Aim of the exercise: Restate the span of lines that starts with the line containing "Write a component" and ends with the line containing "const yTicks = [0, 0.01, 0.02, 0.03, 0.04, 0.05, 0.06, 0.07];", word for word, including both, with nothing else.

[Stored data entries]
— start —
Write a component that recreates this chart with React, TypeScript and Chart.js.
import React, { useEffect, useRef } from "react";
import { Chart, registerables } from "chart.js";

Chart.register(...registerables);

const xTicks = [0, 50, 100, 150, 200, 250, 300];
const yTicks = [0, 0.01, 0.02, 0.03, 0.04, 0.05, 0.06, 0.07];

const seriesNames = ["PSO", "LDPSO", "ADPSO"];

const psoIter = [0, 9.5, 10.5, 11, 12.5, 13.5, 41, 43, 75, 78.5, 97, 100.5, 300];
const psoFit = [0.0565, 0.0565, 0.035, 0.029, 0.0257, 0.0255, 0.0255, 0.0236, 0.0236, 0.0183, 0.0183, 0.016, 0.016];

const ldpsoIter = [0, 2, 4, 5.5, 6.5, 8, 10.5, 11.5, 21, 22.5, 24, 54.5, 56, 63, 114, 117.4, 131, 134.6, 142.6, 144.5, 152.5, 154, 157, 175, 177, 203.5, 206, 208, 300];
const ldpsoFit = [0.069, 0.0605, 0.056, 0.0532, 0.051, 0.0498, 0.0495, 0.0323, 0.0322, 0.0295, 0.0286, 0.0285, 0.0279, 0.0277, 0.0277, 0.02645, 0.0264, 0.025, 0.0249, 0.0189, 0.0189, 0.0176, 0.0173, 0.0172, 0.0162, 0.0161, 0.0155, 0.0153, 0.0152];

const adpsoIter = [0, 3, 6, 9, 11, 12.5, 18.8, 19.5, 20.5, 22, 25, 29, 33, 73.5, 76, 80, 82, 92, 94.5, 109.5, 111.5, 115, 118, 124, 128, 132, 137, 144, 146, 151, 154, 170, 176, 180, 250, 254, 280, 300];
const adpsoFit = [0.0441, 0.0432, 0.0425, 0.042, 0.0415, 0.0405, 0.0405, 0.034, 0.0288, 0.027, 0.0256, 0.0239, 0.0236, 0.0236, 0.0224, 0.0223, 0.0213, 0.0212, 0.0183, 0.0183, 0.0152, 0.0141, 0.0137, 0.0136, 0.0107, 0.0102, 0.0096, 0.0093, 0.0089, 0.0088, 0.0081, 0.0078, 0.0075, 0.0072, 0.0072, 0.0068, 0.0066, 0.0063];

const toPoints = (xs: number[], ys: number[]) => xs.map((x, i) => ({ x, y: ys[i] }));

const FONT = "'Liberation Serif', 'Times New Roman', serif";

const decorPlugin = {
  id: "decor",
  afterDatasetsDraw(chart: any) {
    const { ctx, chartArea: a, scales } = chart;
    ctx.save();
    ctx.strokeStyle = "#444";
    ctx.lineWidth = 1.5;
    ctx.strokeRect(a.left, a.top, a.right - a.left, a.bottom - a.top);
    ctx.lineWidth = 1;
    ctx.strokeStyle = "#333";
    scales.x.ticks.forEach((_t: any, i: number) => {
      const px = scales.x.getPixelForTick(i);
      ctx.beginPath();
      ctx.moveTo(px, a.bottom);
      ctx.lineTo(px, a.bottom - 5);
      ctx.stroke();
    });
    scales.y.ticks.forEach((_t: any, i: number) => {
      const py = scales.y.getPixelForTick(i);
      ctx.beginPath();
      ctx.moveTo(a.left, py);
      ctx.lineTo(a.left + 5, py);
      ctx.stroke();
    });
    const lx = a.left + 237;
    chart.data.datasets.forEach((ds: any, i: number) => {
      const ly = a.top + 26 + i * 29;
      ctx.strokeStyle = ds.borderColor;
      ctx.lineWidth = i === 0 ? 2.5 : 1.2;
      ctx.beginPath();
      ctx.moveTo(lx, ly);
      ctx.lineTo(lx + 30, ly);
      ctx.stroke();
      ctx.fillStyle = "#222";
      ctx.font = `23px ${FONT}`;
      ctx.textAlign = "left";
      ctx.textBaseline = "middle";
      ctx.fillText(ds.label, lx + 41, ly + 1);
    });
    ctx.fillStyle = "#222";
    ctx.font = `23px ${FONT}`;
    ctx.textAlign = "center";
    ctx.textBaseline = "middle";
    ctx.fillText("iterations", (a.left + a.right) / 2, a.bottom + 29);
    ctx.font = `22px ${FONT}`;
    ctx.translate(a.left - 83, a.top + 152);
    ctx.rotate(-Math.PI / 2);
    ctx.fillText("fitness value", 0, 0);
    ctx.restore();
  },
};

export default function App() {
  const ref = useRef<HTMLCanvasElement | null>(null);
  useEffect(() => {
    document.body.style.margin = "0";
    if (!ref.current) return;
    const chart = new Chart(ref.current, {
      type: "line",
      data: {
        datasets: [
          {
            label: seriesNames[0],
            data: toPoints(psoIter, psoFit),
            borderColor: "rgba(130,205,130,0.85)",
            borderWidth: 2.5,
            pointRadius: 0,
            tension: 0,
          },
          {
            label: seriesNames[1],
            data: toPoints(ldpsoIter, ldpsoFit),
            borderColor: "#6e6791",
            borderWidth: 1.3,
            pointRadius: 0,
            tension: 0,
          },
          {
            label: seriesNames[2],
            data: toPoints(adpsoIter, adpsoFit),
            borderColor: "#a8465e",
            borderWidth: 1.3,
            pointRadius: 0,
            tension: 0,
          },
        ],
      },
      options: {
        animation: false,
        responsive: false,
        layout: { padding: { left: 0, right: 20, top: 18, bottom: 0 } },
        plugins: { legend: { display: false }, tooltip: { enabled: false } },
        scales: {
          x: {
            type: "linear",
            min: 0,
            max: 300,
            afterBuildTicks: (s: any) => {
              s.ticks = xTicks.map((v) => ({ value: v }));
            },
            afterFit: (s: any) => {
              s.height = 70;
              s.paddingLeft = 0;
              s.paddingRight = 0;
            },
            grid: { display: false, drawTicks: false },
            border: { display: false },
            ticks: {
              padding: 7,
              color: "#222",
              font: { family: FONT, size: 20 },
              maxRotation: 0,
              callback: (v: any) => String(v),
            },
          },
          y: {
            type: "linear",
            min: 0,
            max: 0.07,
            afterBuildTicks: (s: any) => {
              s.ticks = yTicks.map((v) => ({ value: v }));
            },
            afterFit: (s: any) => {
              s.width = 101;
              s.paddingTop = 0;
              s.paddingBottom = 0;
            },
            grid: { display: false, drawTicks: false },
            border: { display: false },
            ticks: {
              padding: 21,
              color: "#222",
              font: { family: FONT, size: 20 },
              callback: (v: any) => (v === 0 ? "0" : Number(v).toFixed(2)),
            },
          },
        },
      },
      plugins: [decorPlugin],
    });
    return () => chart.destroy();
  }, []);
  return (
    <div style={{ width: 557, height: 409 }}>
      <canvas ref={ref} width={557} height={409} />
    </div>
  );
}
— end —
— start —
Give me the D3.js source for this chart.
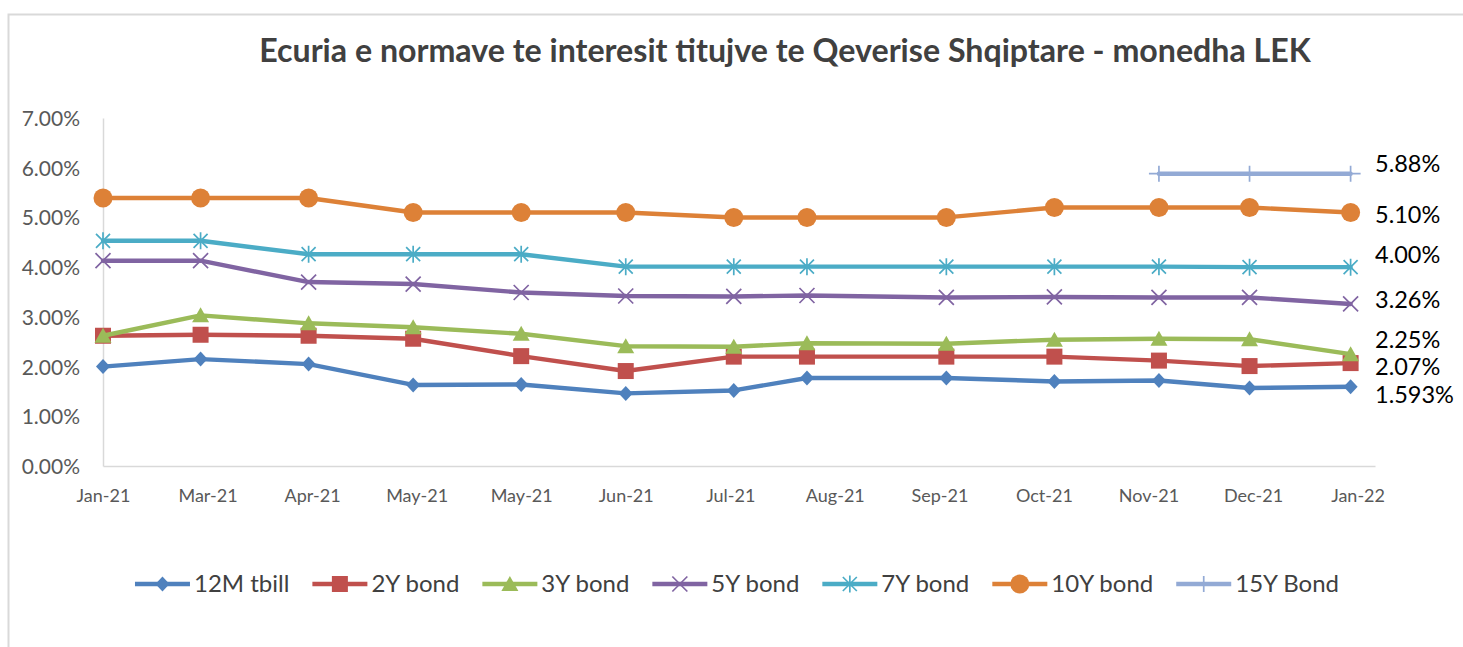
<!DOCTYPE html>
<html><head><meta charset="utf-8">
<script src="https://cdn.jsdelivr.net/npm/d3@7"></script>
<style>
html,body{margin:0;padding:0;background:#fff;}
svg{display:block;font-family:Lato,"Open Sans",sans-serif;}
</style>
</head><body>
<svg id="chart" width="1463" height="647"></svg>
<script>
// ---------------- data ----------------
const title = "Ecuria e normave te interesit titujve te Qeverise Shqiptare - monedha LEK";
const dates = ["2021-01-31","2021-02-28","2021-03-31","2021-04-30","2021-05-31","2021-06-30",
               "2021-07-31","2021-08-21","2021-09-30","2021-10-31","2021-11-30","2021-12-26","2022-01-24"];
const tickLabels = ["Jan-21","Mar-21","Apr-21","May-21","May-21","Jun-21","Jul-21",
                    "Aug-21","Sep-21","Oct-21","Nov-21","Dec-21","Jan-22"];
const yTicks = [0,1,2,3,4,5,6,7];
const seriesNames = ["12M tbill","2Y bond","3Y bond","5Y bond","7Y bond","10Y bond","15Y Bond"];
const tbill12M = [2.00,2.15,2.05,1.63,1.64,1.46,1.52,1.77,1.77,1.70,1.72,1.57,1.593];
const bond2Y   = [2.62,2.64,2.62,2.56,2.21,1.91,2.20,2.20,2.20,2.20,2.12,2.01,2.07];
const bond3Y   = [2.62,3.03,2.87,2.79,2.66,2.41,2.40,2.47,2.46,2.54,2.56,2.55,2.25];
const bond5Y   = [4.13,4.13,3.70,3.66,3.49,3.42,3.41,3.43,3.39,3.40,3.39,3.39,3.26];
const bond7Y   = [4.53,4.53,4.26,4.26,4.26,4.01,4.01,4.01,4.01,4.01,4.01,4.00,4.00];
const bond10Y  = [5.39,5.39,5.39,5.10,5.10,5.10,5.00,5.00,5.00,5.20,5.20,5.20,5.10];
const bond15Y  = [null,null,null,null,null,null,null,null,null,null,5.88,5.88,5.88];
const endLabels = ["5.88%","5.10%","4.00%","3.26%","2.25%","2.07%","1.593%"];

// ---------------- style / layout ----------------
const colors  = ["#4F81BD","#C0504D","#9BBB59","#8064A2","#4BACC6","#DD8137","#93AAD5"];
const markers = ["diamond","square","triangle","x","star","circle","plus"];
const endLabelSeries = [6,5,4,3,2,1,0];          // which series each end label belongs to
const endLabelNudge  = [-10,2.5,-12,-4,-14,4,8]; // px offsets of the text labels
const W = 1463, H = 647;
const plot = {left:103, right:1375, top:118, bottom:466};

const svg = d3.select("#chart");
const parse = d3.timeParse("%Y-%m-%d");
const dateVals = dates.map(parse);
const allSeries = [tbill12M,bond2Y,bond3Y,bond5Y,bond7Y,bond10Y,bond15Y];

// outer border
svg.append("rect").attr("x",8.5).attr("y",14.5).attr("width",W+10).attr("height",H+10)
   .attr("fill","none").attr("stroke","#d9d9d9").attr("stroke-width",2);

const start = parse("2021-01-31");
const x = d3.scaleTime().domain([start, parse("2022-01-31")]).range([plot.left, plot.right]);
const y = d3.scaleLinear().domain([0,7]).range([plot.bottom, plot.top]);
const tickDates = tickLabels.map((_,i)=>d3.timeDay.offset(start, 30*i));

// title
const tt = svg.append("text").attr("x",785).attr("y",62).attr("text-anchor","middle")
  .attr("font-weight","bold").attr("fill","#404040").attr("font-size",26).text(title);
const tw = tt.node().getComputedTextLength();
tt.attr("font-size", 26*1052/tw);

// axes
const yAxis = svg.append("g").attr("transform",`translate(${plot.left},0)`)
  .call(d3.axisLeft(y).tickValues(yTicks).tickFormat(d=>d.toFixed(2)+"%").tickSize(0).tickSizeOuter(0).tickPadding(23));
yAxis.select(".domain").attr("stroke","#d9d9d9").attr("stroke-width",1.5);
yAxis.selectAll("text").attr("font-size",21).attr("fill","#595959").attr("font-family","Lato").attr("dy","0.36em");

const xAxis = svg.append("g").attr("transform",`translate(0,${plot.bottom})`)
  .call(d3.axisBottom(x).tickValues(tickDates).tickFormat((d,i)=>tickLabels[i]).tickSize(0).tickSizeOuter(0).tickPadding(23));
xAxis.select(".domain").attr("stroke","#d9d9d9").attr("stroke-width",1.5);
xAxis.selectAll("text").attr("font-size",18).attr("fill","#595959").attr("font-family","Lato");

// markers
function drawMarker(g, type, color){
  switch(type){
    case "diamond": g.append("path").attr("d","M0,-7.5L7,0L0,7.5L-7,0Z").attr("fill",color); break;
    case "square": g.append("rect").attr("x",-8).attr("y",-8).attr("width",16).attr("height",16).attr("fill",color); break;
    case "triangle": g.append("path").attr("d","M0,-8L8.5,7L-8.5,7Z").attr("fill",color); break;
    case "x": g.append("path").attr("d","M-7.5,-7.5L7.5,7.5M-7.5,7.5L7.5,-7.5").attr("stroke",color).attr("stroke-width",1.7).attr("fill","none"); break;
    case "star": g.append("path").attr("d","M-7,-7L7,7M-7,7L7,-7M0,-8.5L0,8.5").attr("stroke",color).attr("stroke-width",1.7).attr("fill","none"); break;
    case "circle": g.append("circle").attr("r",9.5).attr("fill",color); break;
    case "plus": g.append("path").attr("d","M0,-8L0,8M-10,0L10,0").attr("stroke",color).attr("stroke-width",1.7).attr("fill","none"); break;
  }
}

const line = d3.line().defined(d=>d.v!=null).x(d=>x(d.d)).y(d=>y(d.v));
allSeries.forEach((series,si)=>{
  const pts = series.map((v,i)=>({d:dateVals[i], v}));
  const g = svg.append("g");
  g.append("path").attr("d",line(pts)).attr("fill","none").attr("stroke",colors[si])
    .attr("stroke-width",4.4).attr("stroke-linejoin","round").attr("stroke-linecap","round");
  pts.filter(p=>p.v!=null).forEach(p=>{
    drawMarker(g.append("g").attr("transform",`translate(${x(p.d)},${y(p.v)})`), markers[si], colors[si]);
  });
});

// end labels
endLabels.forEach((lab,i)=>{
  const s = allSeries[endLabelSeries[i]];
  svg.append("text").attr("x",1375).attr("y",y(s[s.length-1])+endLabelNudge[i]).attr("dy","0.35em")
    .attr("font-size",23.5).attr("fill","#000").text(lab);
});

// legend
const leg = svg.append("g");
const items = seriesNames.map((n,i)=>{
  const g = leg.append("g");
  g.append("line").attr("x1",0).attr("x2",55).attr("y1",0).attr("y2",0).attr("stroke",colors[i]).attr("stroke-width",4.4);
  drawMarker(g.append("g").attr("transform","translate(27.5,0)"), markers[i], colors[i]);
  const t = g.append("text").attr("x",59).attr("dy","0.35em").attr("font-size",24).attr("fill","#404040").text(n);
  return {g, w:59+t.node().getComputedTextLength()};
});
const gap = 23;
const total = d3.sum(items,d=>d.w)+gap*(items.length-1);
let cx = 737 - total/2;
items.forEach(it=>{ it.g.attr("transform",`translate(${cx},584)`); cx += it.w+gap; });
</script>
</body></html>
— end —
— start —
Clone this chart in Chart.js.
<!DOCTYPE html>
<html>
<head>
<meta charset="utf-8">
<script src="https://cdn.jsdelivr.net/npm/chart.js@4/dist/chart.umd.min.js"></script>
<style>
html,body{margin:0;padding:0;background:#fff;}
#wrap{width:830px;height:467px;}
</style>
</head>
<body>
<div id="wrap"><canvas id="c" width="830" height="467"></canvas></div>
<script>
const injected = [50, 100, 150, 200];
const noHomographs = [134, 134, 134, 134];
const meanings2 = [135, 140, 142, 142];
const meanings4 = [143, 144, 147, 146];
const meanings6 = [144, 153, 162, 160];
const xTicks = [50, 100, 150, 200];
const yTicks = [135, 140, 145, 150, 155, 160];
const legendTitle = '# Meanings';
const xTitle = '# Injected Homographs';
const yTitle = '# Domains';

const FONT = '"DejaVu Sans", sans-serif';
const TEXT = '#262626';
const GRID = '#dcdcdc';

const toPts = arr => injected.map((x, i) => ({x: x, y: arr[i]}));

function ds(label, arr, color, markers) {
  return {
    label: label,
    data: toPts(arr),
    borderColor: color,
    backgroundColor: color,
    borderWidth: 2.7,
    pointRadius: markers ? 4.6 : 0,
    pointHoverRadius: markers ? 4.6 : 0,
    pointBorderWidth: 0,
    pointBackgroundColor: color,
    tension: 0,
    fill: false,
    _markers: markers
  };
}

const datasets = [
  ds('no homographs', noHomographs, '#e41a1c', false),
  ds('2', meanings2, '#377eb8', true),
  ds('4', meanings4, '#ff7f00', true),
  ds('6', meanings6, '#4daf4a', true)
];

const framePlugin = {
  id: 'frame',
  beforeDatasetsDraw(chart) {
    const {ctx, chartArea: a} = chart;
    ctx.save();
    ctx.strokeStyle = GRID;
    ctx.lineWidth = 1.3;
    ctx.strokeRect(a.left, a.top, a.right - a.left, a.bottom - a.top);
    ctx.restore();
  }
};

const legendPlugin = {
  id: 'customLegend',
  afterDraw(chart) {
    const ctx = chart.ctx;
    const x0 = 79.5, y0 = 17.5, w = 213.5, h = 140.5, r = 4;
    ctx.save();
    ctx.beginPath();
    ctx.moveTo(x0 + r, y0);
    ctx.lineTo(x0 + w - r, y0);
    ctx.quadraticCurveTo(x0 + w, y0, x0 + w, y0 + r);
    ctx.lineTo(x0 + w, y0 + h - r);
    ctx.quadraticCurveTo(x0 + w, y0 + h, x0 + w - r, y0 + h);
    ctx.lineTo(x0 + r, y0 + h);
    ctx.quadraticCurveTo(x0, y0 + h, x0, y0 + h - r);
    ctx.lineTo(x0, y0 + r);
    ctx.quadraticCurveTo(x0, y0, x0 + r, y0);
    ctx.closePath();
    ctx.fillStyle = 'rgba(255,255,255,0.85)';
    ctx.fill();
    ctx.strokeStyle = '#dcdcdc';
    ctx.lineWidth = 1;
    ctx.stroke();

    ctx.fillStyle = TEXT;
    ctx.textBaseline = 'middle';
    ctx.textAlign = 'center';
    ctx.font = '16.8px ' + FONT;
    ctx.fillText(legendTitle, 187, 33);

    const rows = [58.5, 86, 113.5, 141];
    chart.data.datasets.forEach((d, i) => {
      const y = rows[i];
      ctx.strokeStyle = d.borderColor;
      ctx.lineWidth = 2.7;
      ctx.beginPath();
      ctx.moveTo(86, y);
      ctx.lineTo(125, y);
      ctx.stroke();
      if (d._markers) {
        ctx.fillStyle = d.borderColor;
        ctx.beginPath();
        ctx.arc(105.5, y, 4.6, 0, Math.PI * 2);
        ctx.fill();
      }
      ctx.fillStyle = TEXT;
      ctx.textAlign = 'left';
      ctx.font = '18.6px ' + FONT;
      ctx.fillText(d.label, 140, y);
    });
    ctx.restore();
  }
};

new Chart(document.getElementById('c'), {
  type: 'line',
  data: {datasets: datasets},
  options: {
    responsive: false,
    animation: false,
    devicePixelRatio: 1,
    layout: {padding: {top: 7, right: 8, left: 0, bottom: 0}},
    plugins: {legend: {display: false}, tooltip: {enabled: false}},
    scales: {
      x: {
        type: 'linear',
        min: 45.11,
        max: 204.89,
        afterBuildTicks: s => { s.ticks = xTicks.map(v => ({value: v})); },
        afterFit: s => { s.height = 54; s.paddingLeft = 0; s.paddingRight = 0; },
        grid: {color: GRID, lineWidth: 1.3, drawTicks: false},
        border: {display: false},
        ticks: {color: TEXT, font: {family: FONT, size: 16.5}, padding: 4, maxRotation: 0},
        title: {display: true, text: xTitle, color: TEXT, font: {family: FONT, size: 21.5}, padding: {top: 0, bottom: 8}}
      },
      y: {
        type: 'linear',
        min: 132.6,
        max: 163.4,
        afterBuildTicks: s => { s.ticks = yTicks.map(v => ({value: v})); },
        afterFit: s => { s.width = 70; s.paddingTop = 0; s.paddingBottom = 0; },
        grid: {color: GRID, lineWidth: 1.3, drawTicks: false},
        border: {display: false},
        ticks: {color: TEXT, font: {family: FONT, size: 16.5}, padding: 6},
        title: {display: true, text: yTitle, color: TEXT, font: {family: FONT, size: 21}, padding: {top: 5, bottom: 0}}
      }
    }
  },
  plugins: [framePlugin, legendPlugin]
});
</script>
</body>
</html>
— end —
Completed task:
Write a component that recreates this chart with React, TypeScript and Chart.js.
import React, { useEffect, useRef } from "react";
import { Chart, registerables } from "chart.js";

Chart.register(...registerables);

const xTicks = [0, 50, 100, 150, 200, 250, 300];
const yTicks = [0, 0.01, 0.02, 0.03, 0.04, 0.05, 0.06, 0.07];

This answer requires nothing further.